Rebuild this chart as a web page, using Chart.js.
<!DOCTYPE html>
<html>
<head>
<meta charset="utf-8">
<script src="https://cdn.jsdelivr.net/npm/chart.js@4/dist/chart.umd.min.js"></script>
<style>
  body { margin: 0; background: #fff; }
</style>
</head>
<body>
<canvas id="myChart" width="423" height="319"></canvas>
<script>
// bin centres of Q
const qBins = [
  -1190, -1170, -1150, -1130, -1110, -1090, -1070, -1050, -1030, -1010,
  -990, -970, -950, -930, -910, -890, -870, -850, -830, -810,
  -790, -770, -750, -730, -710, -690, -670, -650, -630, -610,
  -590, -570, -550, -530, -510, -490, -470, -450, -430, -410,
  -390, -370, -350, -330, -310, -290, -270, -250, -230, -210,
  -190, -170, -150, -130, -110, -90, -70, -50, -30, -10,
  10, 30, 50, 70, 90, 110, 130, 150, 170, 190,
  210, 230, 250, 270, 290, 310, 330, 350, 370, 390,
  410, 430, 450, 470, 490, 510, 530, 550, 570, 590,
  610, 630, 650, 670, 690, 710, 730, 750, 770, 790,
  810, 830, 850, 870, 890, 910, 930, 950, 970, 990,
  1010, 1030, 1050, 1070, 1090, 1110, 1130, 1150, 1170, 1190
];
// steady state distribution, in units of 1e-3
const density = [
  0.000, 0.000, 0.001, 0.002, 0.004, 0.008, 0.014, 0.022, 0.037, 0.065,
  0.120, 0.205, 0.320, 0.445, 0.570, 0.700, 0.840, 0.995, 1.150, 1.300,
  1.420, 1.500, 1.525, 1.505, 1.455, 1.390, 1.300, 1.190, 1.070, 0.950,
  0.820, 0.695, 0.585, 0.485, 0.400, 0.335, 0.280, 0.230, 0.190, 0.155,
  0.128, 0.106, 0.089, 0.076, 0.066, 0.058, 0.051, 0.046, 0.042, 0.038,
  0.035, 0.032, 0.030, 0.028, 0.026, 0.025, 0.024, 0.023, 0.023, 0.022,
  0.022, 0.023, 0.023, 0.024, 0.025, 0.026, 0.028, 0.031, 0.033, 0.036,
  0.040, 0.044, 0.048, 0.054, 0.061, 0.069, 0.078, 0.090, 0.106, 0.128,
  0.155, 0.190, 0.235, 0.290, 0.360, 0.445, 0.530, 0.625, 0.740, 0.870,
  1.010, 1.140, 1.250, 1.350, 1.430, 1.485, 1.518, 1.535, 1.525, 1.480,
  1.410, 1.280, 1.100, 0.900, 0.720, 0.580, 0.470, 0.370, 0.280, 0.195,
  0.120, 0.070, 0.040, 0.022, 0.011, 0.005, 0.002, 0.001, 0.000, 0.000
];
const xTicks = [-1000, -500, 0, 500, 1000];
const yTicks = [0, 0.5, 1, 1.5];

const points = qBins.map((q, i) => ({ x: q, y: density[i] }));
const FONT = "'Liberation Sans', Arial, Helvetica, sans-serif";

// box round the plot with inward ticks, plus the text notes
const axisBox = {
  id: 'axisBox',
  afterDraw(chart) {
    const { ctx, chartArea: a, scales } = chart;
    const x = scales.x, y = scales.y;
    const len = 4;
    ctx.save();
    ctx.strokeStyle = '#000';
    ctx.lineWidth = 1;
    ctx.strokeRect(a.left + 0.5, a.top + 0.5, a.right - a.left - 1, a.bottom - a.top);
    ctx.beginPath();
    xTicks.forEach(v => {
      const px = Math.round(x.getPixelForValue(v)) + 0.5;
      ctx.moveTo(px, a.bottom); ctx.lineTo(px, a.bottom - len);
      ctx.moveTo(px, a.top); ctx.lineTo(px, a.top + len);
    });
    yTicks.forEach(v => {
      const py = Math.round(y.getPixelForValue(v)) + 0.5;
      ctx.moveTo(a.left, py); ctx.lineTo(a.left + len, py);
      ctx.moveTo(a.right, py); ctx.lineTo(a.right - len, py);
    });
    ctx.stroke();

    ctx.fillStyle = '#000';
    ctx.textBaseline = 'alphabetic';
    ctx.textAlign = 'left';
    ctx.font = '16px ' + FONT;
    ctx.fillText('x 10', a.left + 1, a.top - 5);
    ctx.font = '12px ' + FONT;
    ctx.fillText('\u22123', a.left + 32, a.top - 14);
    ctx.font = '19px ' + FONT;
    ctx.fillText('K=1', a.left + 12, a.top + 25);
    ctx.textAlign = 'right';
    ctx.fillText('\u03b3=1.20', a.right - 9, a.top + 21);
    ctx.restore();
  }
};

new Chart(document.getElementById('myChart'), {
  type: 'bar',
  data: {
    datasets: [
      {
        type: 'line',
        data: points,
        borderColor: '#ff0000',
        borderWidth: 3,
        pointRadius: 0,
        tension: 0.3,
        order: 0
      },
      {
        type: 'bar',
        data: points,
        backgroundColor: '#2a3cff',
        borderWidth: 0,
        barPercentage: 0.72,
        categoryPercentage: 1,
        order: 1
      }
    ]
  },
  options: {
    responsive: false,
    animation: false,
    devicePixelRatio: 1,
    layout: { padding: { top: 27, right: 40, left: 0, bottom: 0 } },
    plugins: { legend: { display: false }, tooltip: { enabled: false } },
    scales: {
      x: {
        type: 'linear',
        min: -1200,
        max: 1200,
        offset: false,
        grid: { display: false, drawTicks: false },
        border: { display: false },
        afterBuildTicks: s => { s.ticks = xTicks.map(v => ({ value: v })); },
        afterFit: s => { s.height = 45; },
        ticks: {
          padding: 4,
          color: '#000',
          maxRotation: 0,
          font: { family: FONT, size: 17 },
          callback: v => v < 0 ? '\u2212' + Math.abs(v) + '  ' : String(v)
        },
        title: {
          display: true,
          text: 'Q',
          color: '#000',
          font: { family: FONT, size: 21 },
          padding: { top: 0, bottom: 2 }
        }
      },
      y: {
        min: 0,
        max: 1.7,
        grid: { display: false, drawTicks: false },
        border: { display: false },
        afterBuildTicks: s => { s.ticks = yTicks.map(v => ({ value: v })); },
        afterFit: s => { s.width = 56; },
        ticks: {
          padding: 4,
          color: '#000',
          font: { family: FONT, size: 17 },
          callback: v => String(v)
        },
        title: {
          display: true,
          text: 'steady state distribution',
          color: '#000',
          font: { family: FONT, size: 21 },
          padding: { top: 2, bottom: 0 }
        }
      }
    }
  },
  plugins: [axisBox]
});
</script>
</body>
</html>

◇ ◇ ◇ ◇

Problem requirements: Reproduce the listing above word for word.

Output for this task:
Rebuild this chart as a web page, using Chart.js.
<!DOCTYPE html>
<html>
<head>
<meta charset="utf-8">
<script src="https://cdn.jsdelivr.net/npm/chart.js@4/dist/chart.umd.min.js"></script>
<style>
  body { margin: 0; background: #fff; }
</style>
</head>
<body>
<canvas id="myChart" width="423" height="319"></canvas>
<script>
// bin centres of Q
const qBins = [
  -1190, -1170, -1150, -1130, -1110, -1090, -1070, -1050, -1030, -1010,
  -990, -970, -950, -930, -910, -890, -870, -850, -830, -810,
  -790, -770, -750, -730, -710, -690, -670, -650, -630, -610,
  -590, -570, -550, -530, -510, -490, -470, -450, -430, -410,
  -390, -370, -350, -330, -310, -290, -270, -250, -230, -210,
  -190, -170, -150, -130, -110, -90, -70, -50, -30, -10,
  10, 30, 50, 70, 90, 110, 130, 150, 170, 190,
  210, 230, 250, 270, 290, 310, 330, 350, 370, 390,
  410, 430, 450, 470, 490, 510, 530, 550, 570, 590,
  610, 630, 650, 670, 690, 710, 730, 750, 770, 790,
  810, 830, 850, 870, 890, 910, 930, 950, 970, 990,
  1010, 1030, 1050, 1070, 1090, 1110, 1130, 1150, 1170, 1190
];
// steady state distribution, in units of 1e-3
const density = [
  0.000, 0.000, 0.001, 0.002, 0.004, 0.008, 0.014, 0.022, 0.037, 0.065,
  0.120, 0.205, 0.320, 0.445, 0.570, 0.700, 0.840, 0.995, 1.150, 1.300,
  1.420, 1.500, 1.525, 1.505, 1.455, 1.390, 1.300, 1.190, 1.070, 0.950,
  0.820, 0.695, 0.585, 0.485, 0.400, 0.335, 0.280, 0.230, 0.190, 0.155,
  0.128, 0.106, 0.089, 0.076, 0.066, 0.058, 0.051, 0.046, 0.042, 0.038,
  0.035, 0.032, 0.030, 0.028, 0.026, 0.025, 0.024, 0.023, 0.023, 0.022,
  0.022, 0.023, 0.023, 0.024, 0.025, 0.026, 0.028, 0.031, 0.033, 0.036,
  0.040, 0.044, 0.048, 0.054, 0.061, 0.069, 0.078, 0.090, 0.106, 0.128,
  0.155, 0.190, 0.235, 0.290, 0.360, 0.445, 0.530, 0.625, 0.740, 0.870,
  1.010, 1.140, 1.250, 1.350, 1.430, 1.485, 1.518, 1.535, 1.525, 1.480,
  1.410, 1.280, 1.100, 0.900, 0.720, 0.580, 0.470, 0.370, 0.280, 0.195,
  0.120, 0.070, 0.040, 0.022, 0.011, 0.005, 0.002, 0.001, 0.000, 0.000
];
const xTicks = [-1000, -500, 0, 500, 1000];
const yTicks = [0, 0.5, 1, 1.5];

const points = qBins.map((q, i) => ({ x: q, y: density[i] }));
const FONT = "'Liberation Sans', Arial, Helvetica, sans-serif";

// box round the plot with inward ticks, plus the text notes
const axisBox = {
  id: 'axisBox',
  afterDraw(chart) {
    const { ctx, chartArea: a, scales } = chart;
    const x = scales.x, y = scales.y;
    const len = 4;
    ctx.save();
    ctx.strokeStyle = '#000';
    ctx.lineWidth = 1;
    ctx.strokeRect(a.left + 0.5, a.top + 0.5, a.right - a.left - 1, a.bottom - a.top);
    ctx.beginPath();
    xTicks.forEach(v => {
      const px = Math.round(x.getPixelForValue(v)) + 0.5;
      ctx.moveTo(px, a.bottom); ctx.lineTo(px, a.bottom - len);
      ctx.moveTo(px, a.top); ctx.lineTo(px, a.top + len);
    });
    yTicks.forEach(v => {
      const py = Math.round(y.getPixelForValue(v)) + 0.5;
      ctx.moveTo(a.left, py); ctx.lineTo(a.left + len, py);
      ctx.moveTo(a.right, py); ctx.lineTo(a.right - len, py);
    });
    ctx.stroke();

    ctx.fillStyle = '#000';
    ctx.textBaseline = 'alphabetic';
    ctx.textAlign = 'left';
    ctx.font = '16px ' + FONT;
    ctx.fillText('x 10', a.left + 1, a.top - 5);
    ctx.font = '12px ' + FONT;
    ctx.fillText('\u22123', a.left + 32, a.top - 14);
    ctx.font = '19px ' + FONT;
    ctx.fillText('K=1', a.left + 12, a.top + 25);
    ctx.textAlign = 'right';
    ctx.fillText('\u03b3=1.20', a.right - 9, a.top + 21);
    ctx.restore();
  }
};

new Chart(document.getElementById('myChart'), {
  type: 'bar',
  data: {
    datasets: [
      {
        type: 'line',
        data: points,
        borderColor: '#ff0000',
        borderWidth: 3,
        pointRadius: 0,
        tension: 0.3,
        order: 0
      },
      {
        type: 'bar',
        data: points,
        backgroundColor: '#2a3cff',
        borderWidth: 0,
        barPercentage: 0.72,
        categoryPercentage: 1,
        order: 1
      }
    ]
  },
  options: {
    responsive: false,
    animation: false,
    devicePixelRatio: 1,
    layout: { padding: { top: 27, right: 40, left: 0, bottom: 0 } },
    plugins: { legend: { display: false }, tooltip: { enabled: false } },
    scales: {
      x: {
        type: 'linear',
        min: -1200,
        max: 1200,
        offset: false,
        grid: { display: false, drawTicks: false },
        border: { display: false },
        afterBuildTicks: s => { s.ticks = xTicks.map(v => ({ value: v })); },
        afterFit: s => { s.height = 45; },
        ticks: {
          padding: 4,
          color: '#000',
          maxRotation: 0,
          font: { family: FONT, size: 17 },
          callback: v => v < 0 ? '\u2212' + Math.abs(v) + '  ' : String(v)
        },
        title: {
          display: true,
          text: 'Q',
          color: '#000',
          font: { family: FONT, size: 21 },
          padding: { top: 0, bottom: 2 }
        }
      },
      y: {
        min: 0,
        max: 1.7,
        grid: { display: false, drawTicks: false },
        border: { display: false },
        afterBuildTicks: s => { s.ticks = yTicks.map(v => ({ value: v })); },
        afterFit: s => { s.width = 56; },
        ticks: {
          padding: 4,
          color: '#000',
          font: { family: FONT, size: 17 },
          callback: v => String(v)
        },
        title: {
          display: true,
          text: 'steady state distribution',
          color: '#000',
          font: { family: FONT, size: 21 },
          padding: { top: 2, bottom: 0 }
        }
      }
    }
  },
  plugins: [axisBox]
});
</script>
</body>
</html>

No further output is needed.